The UNEP Global Mercury Assessment estimated that anthropogenic Hg emissions to air were 2,220 (2,000-2,820) (metric) tons/year for 2015 (UNEP 2013a). Globally, artisanal and small-scale gold mining (ASGM) was responsible for about 38 per cent of total anthropogenic Hg emissions to air in 2015, followed by coal combustion (about 21 per cent), non-ferrous metal production (about 15 per cent) and cement production (about 11 per cent). Asia is the main source region, contributing about 49 per cent of 2015 global anthropogenic Hg emissions, followed by South America (18 per cent) and sub-Saharan Africa (16 per cent). Current anthropogenic sources contribute about 30 per cent of annual Hg emissions to air, while natural geological sources contribute about 10 per cent. The remaining 60 per cent comes from ‘re-emissions’ of previously released Hg from soils and oceans, mostly from anthropogenic sources (UNEP 2013a).

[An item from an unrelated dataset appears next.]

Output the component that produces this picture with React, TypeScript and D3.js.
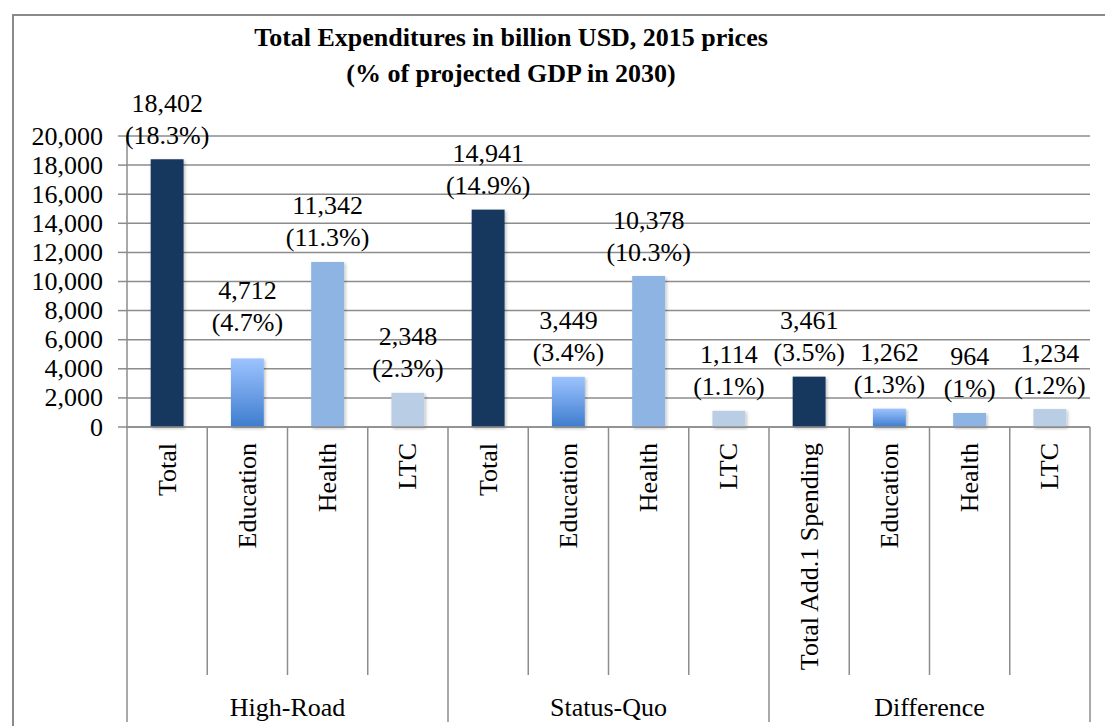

Globally, both the production and consumption of ODS, and thus ODS emissions, declined by more than 99 per cent between 1990 and 2016 (UNEP 2017b). Chlorofluorocarbons (CFCs) and halons, the most potent ozone depleters, have been replaced by shorter-lived hydrochlorofluorocarbons (HCFCs) and hydrofluorocarbons (HFCs), although recent measurements suggest that new emissions of trichlorofluoromethane (CFC-11) may be occurring (Montzka et al. 2018). The less-depleting HCFCs are now being phased out in favour of chemicals that do not contribute to ozone depletion. Concerns about the potential future contribution of HFCs to climate change led to the 2016 Kigali Amendment to the Montreal Protocol, which will limit future HFC emissions.